Why Did Bill Bennett Pull Out The Race Card?

I've been quietly reading and absorbing the various reactions toward Bill Bennett's recent comment concerning what would happen if black babies were aborted. DeWayne Wickham in USA Today wondered if Mr. Bennett could have used a little more logic in his wild statement.

Les Payne in Newsday realizes that Mr. Bennett's remarks may only be a verbal expression of what a lot of other people feel but don't say.

William Saletan from Slate. Did the man who said these things a few years ago really make such a statement on the radio?

Joe Trippi said on his blog that he had doubts that Mr. Bennett was ever profiled for driving in a wrong neighborhood. Mr. Bennett's piece from the aforementioned National Review says he was harrassed, apparently partly because his vehicle sported Texas license plates at the time.

I read more online comments regarding Mr. Bennett's recent remark. One person, in this case Julius Hansen, believes that there has already been encouragement for more abortions of unborn black children.

I went back and read Mr. Bennett's piece from the National Review again. He seemed to be in favor of abolishing any form of practice that encourages favoritism or prejudice by way of numbers. This only makes his referral to all those black children more curious. The mention of any number used to set aside a group of people--be it school admission, housing restrictions, job advancement or abortion statistics helps no one, according to Mr. Bennett. Was he citing the ludicrous abortion idea in order to catch those who were prejudiced against black people--or was the remark intended to shame those in favor of abortion rights? Or both? Or neither?

I remained confused about Mr. Bennett's remarks, even after reading a transcript of the phone call. This man has a history of public service and has had a lot of practice with words, both written and spoken. I hadn't heard the original broadcast, so I went to Mr. Bennett's site, where I finally listened to a recording of the infamous on-air conversation. Neither the caller nor Mr. Bennett sounded overly emotional or agitated in their discussion. Mr. Bennett's voice was that of a calm, self-assured speaker--indeed, a consummate talk show host. I noted no hint of loss of emotion, nor did I sense that he went off on some wild imaginative scenario as I'd thought he might have done (after I'd read several reactions to his comment). He seemed very much in control.

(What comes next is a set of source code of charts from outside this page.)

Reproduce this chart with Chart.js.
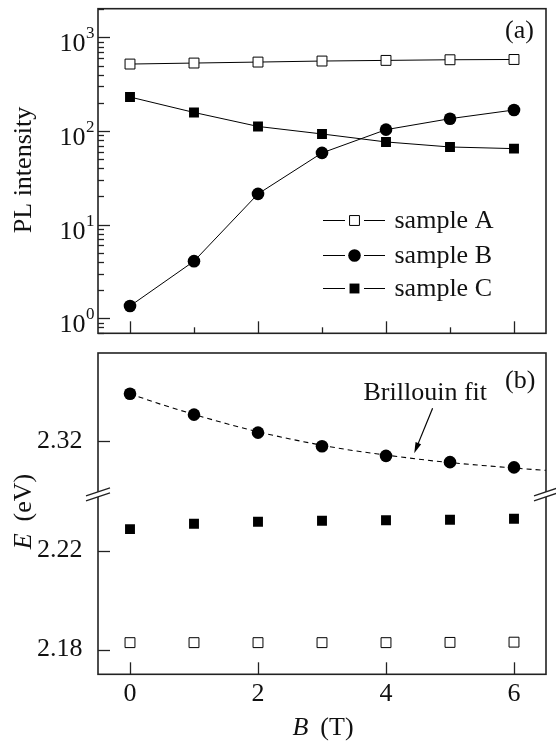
<!DOCTYPE html>
<html>
<head>
<meta charset="utf-8">
<script src="https://cdn.jsdelivr.net/npm/chart.js@4.4.1/dist/chart.umd.min.js"></script>
<style>
  html, body { margin: 0; padding: 0; background: #fff; }
  #wrap { position: relative; width: 556px; height: 742px; }
  canvas { position: absolute; left: 0; }
  #top { top: 0; }
  #bot { top: 345px; }
</style>
</head>
<body>
<div id="wrap">
  <canvas id="top" width="556" height="345"></canvas>
  <canvas id="bot" width="556" height="397"></canvas>
</div>
<script>
// magnetic field, T
const field = [0, 1, 2, 3, 4, 5, 6];
const seriesNames = ['sample A', 'sample B', 'sample C'];

// (a) PL intensity
const plA = [520, 533, 546, 560, 569, 578, 582];
const plB = [1.35, 4.07, 21.3, 58.4, 103.5, 135.6, 168];
const plC = [231, 158, 112, 93.1, 76.5, 67.6, 64.9];

// (b) peak energy, eV
const eA = [2.1828, 2.1828, 2.1828, 2.1828, 2.1828, 2.1829, 2.1830];
const eB = [2.3416, 2.3320, 2.3237, 2.3174, 2.3130, 2.3101, 2.3077];
const eC = [2.2287, 2.2309, 2.2317, 2.2321, 2.2323, 2.2325, 2.2329];

// Brillouin fit curve
const fitField = [0, 0.5, 1, 1.5, 2, 2.5, 3, 3.5, 4, 4.5, 5, 5.5, 6, 6.5];
const fitE = [2.3416, 2.3366, 2.3321, 2.3279, 2.3241, 2.3208, 2.3179, 2.3154, 2.3134, 2.3115, 2.3099, 2.3086, 2.3074, 2.3063];

// ticks
const decades = [1, 10, 100, 1000];
const decadeExp = ['0', '1', '2', '3'];
const eTicksHi = [2.304, 2.312, 2.32, 2.328, 2.336, 2.344, 2.352];
const eTicksLo = [2.172, 2.18, 2.188, 2.196, 2.204, 2.212, 2.22, 2.228, 2.236];
const eLabels = ['2.18', '2.22', '2.32'];
const fieldLabels = ['0', '2', '4', '6'];

const FONT = 'Liberation Serif, Times New Roman, serif';
const INK = '#111';
Chart.defaults.font.family = FONT;
Chart.defaults.font.size = 26;
Chart.defaults.color = INK;

const logTicks = [];
[0.1, 1, 10, 100, 1000].forEach(d => {
  for (let m = 1; m < 10; m++) {
    const v = +(m * d).toPrecision(3);
    if (v >= 0.69 && v <= 2030) logTicks.push(v);
  }
});

const pts = (xs, ys) => xs.map((x, i) => ({ x: x, y: ys[i] }));

const markA = { pointStyle: 'rect', pointRadius: 7, pointBackgroundColor: '#fff', pointBorderColor: '#000', pointBorderWidth: 1 };
const markB = { pointStyle: 'circle', pointRadius: 6.3, pointBackgroundColor: '#000', pointBorderColor: '#000', pointBorderWidth: 0 };
const markC = { pointStyle: 'rect', pointRadius: 7, pointBackgroundColor: '#000', pointBorderColor: '#000', pointBorderWidth: 0 };

// fixed axis sizes, no extra room for half labels
const fixW = s => { s.width = 98; s.paddingTop = 0; s.paddingBottom = 0; };
const fixH = h => s => { s.height = h; s.paddingLeft = 0; s.paddingRight = 0; };

function frame(ctx, a) {
  ctx.save();
  ctx.strokeStyle = '#222';
  ctx.lineWidth = 1.6;
  ctx.strokeRect(a.left, a.top, a.right - a.left, a.bottom - a.top);
  ctx.restore();
}

// tick marks pointing into the plot
function inTicks(ctx, a, scale, isMajor) {
  ctx.save();
  ctx.strokeStyle = '#222';
  ctx.lineWidth = 1.3;
  scale.ticks.forEach(t => {
    const len = isMajor(t.value) ? 12 : 6;
    const p = Math.round(scale.getPixelForValue(t.value)) + 0.5;
    ctx.beginPath();
    if (scale.isHorizontal()) {
      ctx.moveTo(p, a.bottom);
      ctx.lineTo(p, a.bottom - len);
    } else {
      ctx.moveTo(a.left, p);
      ctx.lineTo(a.left + len, p);
    }
    ctx.stroke();
  });
  ctx.restore();
}

function txt(ctx, s, x, y, font, align, base) {
  ctx.font = font;
  ctx.textAlign = align || 'left';
  ctx.textBaseline = base || 'middle';
  ctx.fillStyle = INK;
  ctx.fillText(s, x, y);
}

// italic symbol + units, centred on (0,0) of current transform
function symUnits(ctx, sym, units) {
  ctx.font = 'italic 26px ' + FONT;
  const w1 = ctx.measureText(sym).width;
  ctx.font = '26px ' + FONT;
  const w2 = ctx.measureText(units).width;
  const gap = 12;
  const x0 = -(w1 + gap + w2) / 2;
  txt(ctx, sym, x0, 0, 'italic 26px ' + FONT, 'left', 'middle');
  txt(ctx, units, x0 + w1 + gap, 0, '26px ' + FONT, 'left', 'middle');
}

const evenTick = v => Math.abs(v % 2) < 1e-6;

// ---------- panel (a) ----------
const topDeco = {
  id: 'topDeco',
  afterDraw(chart) {
    const ctx = chart.ctx, a = chart.chartArea;
    const ys = chart.scales.y, xs = chart.scales.x;
    frame(ctx, a);
    inTicks(ctx, a, xs, evenTick);
    inTicks(ctx, a, ys, v => decades.includes(v));
    // decade labels 10^n
    decades.forEach((d, i) => {
      const p = ys.getPixelForValue(d);
      txt(ctx, '10', 85.5, p + 14, '26px ' + FONT, 'right', 'alphabetic');
      txt(ctx, decadeExp[i], 86, p + 1, '17px ' + FONT, 'left', 'alphabetic');
    });
    ctx.save();
    ctx.translate(24, 170);
    ctx.rotate(-Math.PI / 2);
    txt(ctx, 'PL intensity', 0, 0, '26px ' + FONT, 'center', 'middle');
    ctx.restore();
    txt(ctx, '(a)', 505, 31, '26px ' + FONT, 'left', 'middle');
    // legend
    const rows = [220, 255, 288];
    chart.data.datasets.forEach((ds, i) => {
      const y = rows[i] + 0.5;
      ctx.save();
      ctx.strokeStyle = '#000';
      ctx.lineWidth = 1;
      ctx.beginPath();
      ctx.moveTo(323, y); ctx.lineTo(345, y);
      ctx.moveTo(364, y); ctx.lineTo(385, y);
      ctx.stroke();
      const cx = 354.5;
      ctx.beginPath();
      if (ds.pointStyle === 'circle') {
        ctx.arc(cx, y, ds.pointRadius, 0, Math.PI * 2);
      } else {
        const h = ds.pointRadius * Math.SQRT1_2;
        ctx.rect(cx - h, y - h, 2 * h, 2 * h);
      }
      ctx.fillStyle = ds.pointBackgroundColor;
      ctx.fill();
      if (ds.pointBorderWidth > 0) ctx.stroke();
      ctx.restore();
      txt(ctx, ds.label, 394.5, rows[i] + 1, '26px ' + FONT, 'left', 'middle');
    });
  }
};

new Chart(document.getElementById('top'), {
  type: 'line',
  data: {
    datasets: [
      Object.assign({ label: seriesNames[0], data: pts(field, plA), borderColor: '#000', borderWidth: 1 }, markA),
      Object.assign({ label: seriesNames[1], data: pts(field, plB), borderColor: '#000', borderWidth: 1 }, markB),
      Object.assign({ label: seriesNames[2], data: pts(field, plC), borderColor: '#000', borderWidth: 1 }, markC)
    ]
  },
  options: {
    responsive: false,
    animation: false,
    layout: { padding: { left: 0, right: 10, top: 8.7, bottom: 0 } },
    plugins: { legend: { display: false }, tooltip: { enabled: false } },
    scales: {
      x: {
        type: 'linear', min: -0.5, max: 6.5,
        grid: { display: false }, border: { display: false },
        ticks: { display: false },
        afterBuildTicks: s => { s.ticks = field.map(v => ({ value: v })); },
        afterFit: fixH(11.7)
      },
      y: {
        type: 'logarithmic', min: 0.69, max: 2030,
        grid: { display: false }, border: { display: false },
        ticks: { display: false },
        afterBuildTicks: s => { s.ticks = logTicks.map(v => ({ value: v })); },
        afterFit: fixW
      }
    }
  },
  plugins: [topDeco]
});

// ---------- panel (b) ----------
const OFF = 345;
const botDeco = {
  id: 'botDeco',
  afterDraw(chart) {
    const ctx = chart.ctx, a = chart.chartArea;
    const isLab = v => eLabels.includes(v.toFixed(2)) && Math.abs(v - +v.toFixed(2)) < 1e-6;
    frame(ctx, a);
    inTicks(ctx, a, chart.scales.x, evenTick);
    inTicks(ctx, a, chart.scales.yHi, isLab);
    inTicks(ctx, a, chart.scales.yLo, isLab);
    // axis break marks
    const y0 = chart.scales.yHi.bottom;
    ctx.save();
    [a.left, a.right].forEach(x => {
      ctx.fillStyle = '#fff';
      ctx.beginPath();
      ctx.moveTo(x - 12, y0 + 1.5); ctx.lineTo(x + 12, y0 - 6.5);
      ctx.lineTo(x + 12, y0 - 1.5); ctx.lineTo(x - 12, y0 + 6.5);
      ctx.closePath();
      ctx.fill();
      ctx.strokeStyle = '#222';
      ctx.lineWidth = 1.3;
      ctx.beginPath();
      ctx.moveTo(x - 12, y0 + 1.5); ctx.lineTo(x + 12, y0 - 6.5);
      ctx.moveTo(x - 12, y0 + 6.5); ctx.lineTo(x + 12, y0 - 1.5);
      ctx.stroke();
    });
    ctx.restore();

    ctx.save();
    ctx.translate(0, -OFF);
    txt(ctx, '(b)', 505, 381, '26px ' + FONT, 'left', 'middle');
    txt(ctx, 'Brillouin fit', 363.5, 400, '26px ' + FONT, 'left', 'alphabetic');
    // arrow to the fit curve
    const x1 = 432.6, y1 = 408.3, x2 = 414.2, y2 = 453.3;
    const ang = Math.atan2(y2 - y1, x2 - x1);
    ctx.strokeStyle = '#000';
    ctx.fillStyle = '#000';
    ctx.lineWidth = 1.2;
    ctx.beginPath();
    ctx.moveTo(x1, y1);
    ctx.lineTo(x2 - 8 * Math.cos(ang), y2 - 8 * Math.sin(ang));
    ctx.stroke();
    ctx.beginPath();
    ctx.moveTo(x2, y2);
    ctx.lineTo(x2 - 11 * Math.cos(ang) + 3 * Math.sin(ang), y2 - 11 * Math.sin(ang) - 3 * Math.cos(ang));
    ctx.lineTo(x2 - 11 * Math.cos(ang) - 3 * Math.sin(ang), y2 - 11 * Math.sin(ang) + 3 * Math.cos(ang));
    ctx.closePath();
    ctx.fill();
    ctx.save();
    ctx.translate(24, 511.5);
    ctx.rotate(-Math.PI / 2);
    symUnits(ctx, 'E', '(eV)');
    ctx.restore();
    ctx.save();
    ctx.translate(323, 728);
    symUnits(ctx, 'B', '(T)');
    ctx.restore();
    ctx.restore();
  }
};

// null (not '') so unlabelled ticks take no room in the layout
const eLabel = v => {
  const s = v.toFixed(2);
  return eLabels.includes(s) && Math.abs(v - +s) < 1e-6 ? s : null;
};

new Chart(document.getElementById('bot'), {
  type: 'line',
  data: {
    datasets: [
      { label: 'Brillouin fit', data: pts(fitField, fitE), yAxisID: 'yHi', borderColor: '#000', borderWidth: 1.1,
        borderDash: [5, 4], pointRadius: 0, cubicInterpolationMode: 'monotone' },
      Object.assign({ label: seriesNames[1], data: pts(field, eB), yAxisID: 'yHi', showLine: false }, markB),
      Object.assign({ label: seriesNames[2], data: pts(field, eC), yAxisID: 'yLo', showLine: false }, markC),
      Object.assign({ label: seriesNames[0], data: pts(field, eA), yAxisID: 'yLo', showLine: false }, markA)
    ]
  },
  options: {
    responsive: false,
    animation: false,
    layout: { padding: { left: 0, right: 10, top: 6.7, bottom: 0 } },
    plugins: { legend: { display: false }, tooltip: { enabled: false } },
    scales: {
      x: {
        type: 'linear', min: -0.5, max: 6.5,
        grid: { display: false }, border: { display: false },
        ticks: {
          padding: -4, maxRotation: 0, autoSkip: false,
          callback: v => fieldLabels.includes(String(v)) ? String(v) : null
        },
        afterBuildTicks: s => { s.ticks = field.map(v => ({ value: v })); },
        afterFit: fixH(67.7)
      },
      // stacked axes are laid out bottom-up: lower segment first
      yLo: {
        type: 'linear', position: 'left', stack: 'energy', stackWeight: 181.3,
        min: 2.17, max: 2.2428,
        grid: { display: false }, border: { display: false },
        ticks: { padding: 7.6, autoSkip: false, callback: eLabel },
        afterBuildTicks: s => { s.ticks = eTicksLo.map(v => ({ value: v })); },
        afterFit: fixW
      },
      yHi: {
        type: 'linear', position: 'left', stack: 'energy', stackWeight: 142.3,
        min: 2.2953, max: 2.3604,
        grid: { display: false }, border: { display: false },
        ticks: { padding: 7.6, autoSkip: false, callback: eLabel },
        afterBuildTicks: s => { s.ticks = eTicksHi.map(v => ({ value: v })); },
        afterFit: fixW
      }
    }
  },
  plugins: [botDeco]
});
</script>
</body>
</html>
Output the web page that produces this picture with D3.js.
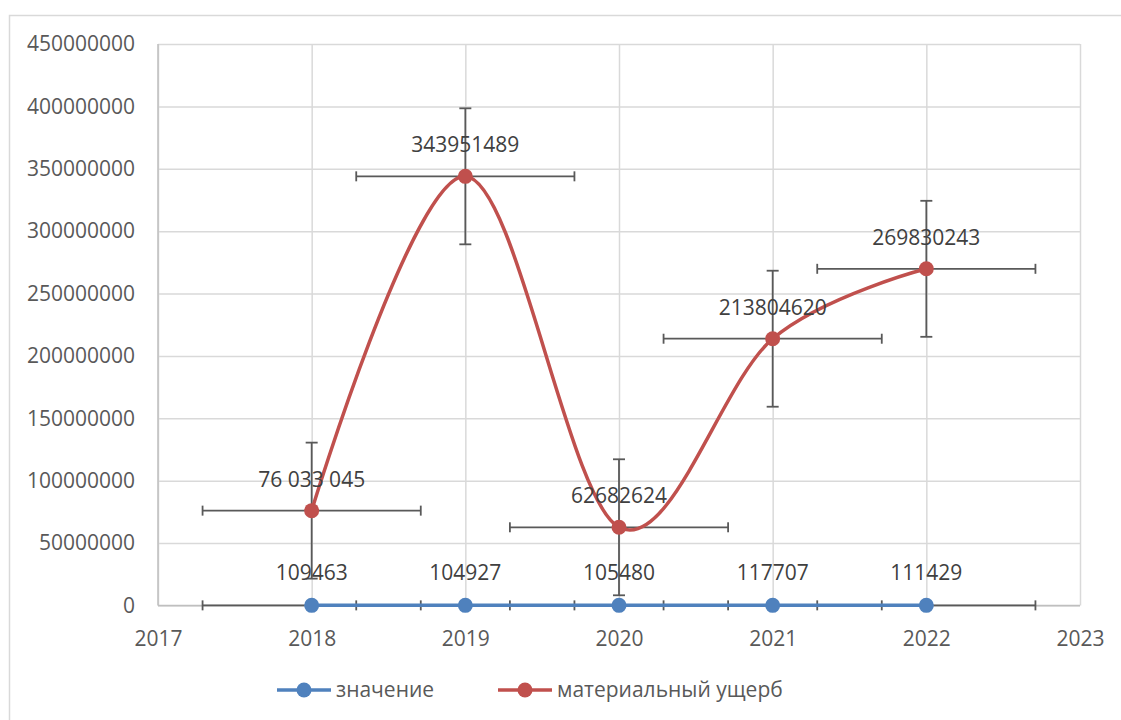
<!DOCTYPE html>
<html>
<head>
<meta charset="utf-8">
<script src="https://cdn.jsdelivr.net/npm/d3@7"></script>
<style>
  body { margin: 0; background: #fff; }
  text { font-family: "Open Sans", sans-serif; }
</style>
</head>
<body>
<script>
// data
var years = [2018, 2019, 2020, 2021, 2022];
var znachenie = [109463, 104927, 105480, 117707, 111429];
var ushcherb = [76033045, 343951489, 62682624, 213804620, 269830243];
var ushcherbLabels = ["76 033 045", "343951489", "62682624", "213804620", "269830243"];
var seriesNames = ["значение", "материальный ущерб"];
var xErr = 0.71;
var yErr = 54500000;

const WIDTH = 1121;
const HEIGHT = 720;
const LEFT = 158, RIGHT = 1080, TOP = 44, BOTTOM = 605.5;
const BLUE = "#4f81bd", RED = "#c0504d", ERR = "#595959";
const FS = "21px";

var xScale = d3.scaleLinear().domain([2017, 2023]).range([LEFT, RIGHT]);
var yScale = d3.scaleLinear().domain([0, 450000000]).range([BOTTOM, TOP]);

var svg = d3.select("body").append("svg")
    .attr("width", WIDTH)
    .attr("height", HEIGHT);

// outer chart border
svg.append("rect")
    .attr("x", 9.5).attr("y", 15.5)
    .attr("width", WIDTH + 20).attr("height", HEIGHT + 20)
    .attr("fill", "none").attr("stroke", "#d9d9d9").attr("stroke-width", 1.5);

// gridlines
svg.append("g")
    .attr("transform", `translate(0,${BOTTOM})`)
    .call(d3.axisBottom(xScale).ticks(6).tickSize(-(BOTTOM - TOP)).tickFormat(""))
    .call(g => g.select(".domain").remove())
    .call(g => g.selectAll("line").attr("stroke", "#d9d9d9").attr("stroke-width", 1.5));
svg.append("g")
    .attr("transform", `translate(${LEFT},0)`)
    .call(d3.axisLeft(yScale).ticks(9).tickSize(-(RIGHT - LEFT)).tickFormat(""))
    .call(g => g.select(".domain").remove())
    .call(g => g.selectAll("line").attr("stroke", "#d9d9d9").attr("stroke-width", 1.5));

// axes lines
svg.append("line")
    .attr("x1", LEFT).attr("x2", LEFT).attr("y1", TOP).attr("y2", BOTTOM)
    .attr("stroke", "#bfbfbf").attr("stroke-width", 1.5);
svg.append("line")
    .attr("x1", LEFT).attr("x2", RIGHT).attr("y1", BOTTOM).attr("y2", BOTTOM)
    .attr("stroke", "#bfbfbf").attr("stroke-width", 1.5);

// axis labels
svg.append("g")
    .attr("transform", `translate(0,${BOTTOM})`)
    .call(d3.axisBottom(xScale).ticks(6).tickSize(0).tickPadding(26).tickFormat(d3.format("d")))
    .call(g => g.select(".domain").remove())
    .call(g => g.selectAll("text").attr("fill", "#595959").attr("font-size", FS)
        .attr("font-family", "'Open Sans', sans-serif"));
svg.append("g")
    .attr("transform", `translate(${LEFT},0)`)
    .call(d3.axisLeft(yScale).ticks(9).tickSize(0).tickPadding(23).tickFormat(d3.format("d")))
    .call(g => g.select(".domain").remove())
    .call(g => g.selectAll("text").attr("fill", "#595959").attr("font-size", FS)
        .attr("font-family", "'Open Sans', sans-serif"));

var blue = years.map((y, i) => [y, znachenie[i]]);
var red = years.map((y, i) => [y, ushcherb[i]]);

// error bars
var err = svg.append("g").attr("stroke", ERR).attr("stroke-width", 1.8).attr("fill", "none");
function xBars(data) {
    data.forEach(d => {
        var y = yScale(d[1]);
        var x0 = xScale(d[0] - xErr), x1 = xScale(d[0] + xErr);
        err.append("line").attr("x1", x0).attr("x2", x1).attr("y1", y).attr("y2", y);
        err.append("line").attr("x1", x0).attr("x2", x0).attr("y1", y - 5).attr("y2", y + 5);
        err.append("line").attr("x1", x1).attr("x2", x1).attr("y1", y - 5).attr("y2", y + 5);
    });
}
function yBars(data) {
    data.forEach(d => {
        var x = xScale(d[0]);
        var y0 = yScale(d[1] + yErr), y1 = yScale(d[1] - yErr);
        err.append("line").attr("x1", x).attr("x2", x).attr("y1", y0).attr("y2", y1);
        err.append("line").attr("x1", x - 6).attr("x2", x + 6).attr("y1", y0).attr("y2", y0);
        err.append("line").attr("x1", x - 6).attr("x2", x + 6).attr("y1", y1).attr("y2", y1);
    });
}
xBars(blue);
xBars(red);
yBars(red);

// smooth lines
var line = d3.line()
    .x(d => xScale(d[0]))
    .y(d => yScale(d[1]))
    .curve(d3.curveCardinal.tension(0));

svg.append("path").datum(blue)
    .attr("d", line).attr("fill", "none").attr("stroke", BLUE).attr("stroke-width", 3.5);
svg.append("path").datum(red)
    .attr("d", line).attr("fill", "none").attr("stroke", RED).attr("stroke-width", 3.5);

// markers
svg.selectAll("circle.blue").data(blue).enter().append("circle")
    .attr("cx", d => xScale(d[0])).attr("cy", d => yScale(d[1]))
    .attr("r", 7.5).attr("fill", BLUE);
svg.selectAll("circle.red").data(red).enter().append("circle")
    .attr("cx", d => xScale(d[0])).attr("cy", d => yScale(d[1]))
    .attr("r", 7.5).attr("fill", RED);

// data labels
svg.selectAll("text.lb").data(blue).enter().append("text")
    .attr("x", d => xScale(d[0])).attr("y", d => yScale(d[1]) - 25)
    .attr("text-anchor", "middle").attr("font-size", FS).attr("fill", "#404040")
    .text(d => d[1]);
svg.selectAll("text.lr").data(red).enter().append("text")
    .attr("x", d => xScale(d[0])).attr("y", d => yScale(d[1]) - 24)
    .attr("text-anchor", "middle").attr("font-size", FS).attr("fill", "#404040")
    .text((d, i) => ushcherbLabels[i]);

// legend
var legend = svg.append("g");
var legendX = [277, 498];
var colors = [BLUE, RED];
seriesNames.forEach((name, i) => {
    var g = legend.append("g").attr("transform", `translate(${legendX[i]},690)`);
    g.append("line").attr("x1", 0).attr("x2", 54).attr("stroke", colors[i]).attr("stroke-width", 3.5);
    g.append("circle").attr("cx", 27).attr("r", 7.5).attr("fill", colors[i]);
    g.append("text").attr("x", 59).attr("y", 7).attr("font-size", FS).attr("fill", "#595959").text(name);
});
</script>
</body>
</html>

Was this whole thing an unfortunate, off-the-cuff remark? Or was Mr. Bennett saying exactly what he wanted to say? He certainly has enough experience to know it would stir up listeners (and others). Did he let something racist slip from his lips or was it a carefully chosen phrase? Whatever his motivation was, there's no doubt that he's gotten plenty of attention over it. What remains now is to see what he, and others, do about it.